En el río sin retorno que es la permanente sucesión o relevo entre generaciones, el niño para el cual su padre era su paraguas, su refugio, su héroe, su dios —porque a sus ojos todo lo podía— poco a poco se irá desprendiendo del que un día fue su escudo protector, irá tomando distancia para comenzar a ser protagonista de sí mismo. Es en ese tratar de recuperar —ya tarde— la cercanía del hijo que empieza a hacerle frente, cuando, patéticamente, hay padres que intentan, fingen, hacen el triple salto mortal, para “ser su amigo”. ¡Vano intento! El padre, por muy ridículamente que se esfuerce, jamás dejará de ser y sentir como padre. El hijo nunca hará a su padre depositario de las confidencias que le pueda hacer a un amigo.


Antaño, eran los padres quienes protagonizaban el agraz alejamiento por causa de una mal entendida autoridad que supuestamente debía acompañar a la figura paterna. Hoy la moneda ha caído de la otra cara. La distancia se origina por todo lo contrario: la incomparecencia de la autoridad nacida de esa cátedra incontestable que imparte sus lecciones  en la facultad del camino de eso a lo que llamamos vida. Es el fruto del germen sembrado y abonado desde las más altas esferas sociales.  


El padre es el protagonista, el causante, del primer gran dilema del hijo. Su figura omnipresente y tan lejana cuando más lo necesita, se convierte en su primer objeto de devoción y de desapego; en la encarnación —idolatrada ayer y condenada hoy— de una sociedad que usufructúa ávidamente, pero contra la que manifiesta su absoluto rechazo; de un mundo en el que está pero al que rehúsa pertenecer; de una estructura social heredada que desprecia pero que nada hace por abandonar.


Siempre buscaremos una causa para justificar o aparentar entender, lo que no es más que la natural evolución de cualquier ser vivo. El colibrí permanece en el nido mientras necesita del amparo de sus mayores. Pero cuando sus alas se fortalecen y desarrollan, busca el firmamento infinito para volar.


Deje el padre que el pajarillo vuele en libertad. Deje que experimente la aventura inigualable de descubrir su propio destino. Aconséjele como superar las etapas, pero no le señale la ruta. No le empuje a triunfar donde él fracasó. Incluso lográndolo, el precio a pagar sería muy alto. Inevitablemente llegaría el momento en el que la sombra de la meta por el hijo ignorada, oscurecería el brillo de la ilusión paterna alcanzada. 

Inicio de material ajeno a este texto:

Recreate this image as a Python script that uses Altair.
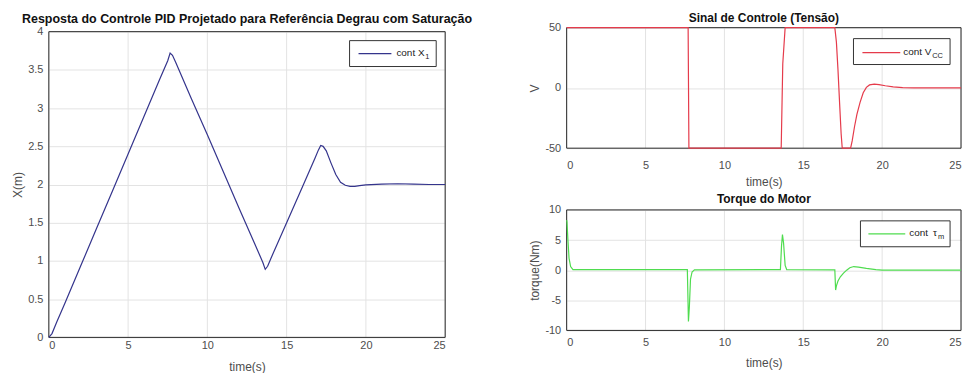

La paternidad, más que ninguna otra cosa, imprime carácter. Eterniza. Permite perpetuarse en el hijo. Vivir en él al gozar con sus triunfos o sufrir con sus decepciones Es transmutarse en él, entregarse sin condiciones, sin esperar nunca nada, sólo con la esperanza que un día caiga el hijo en la cuenta de la grandeza que conlleva la figura a la que se ha dedicado la oración de las oraciones, ¡Padre nuestro! Y de que ese día llegue un instante antes de que caiga la última hora del calendario.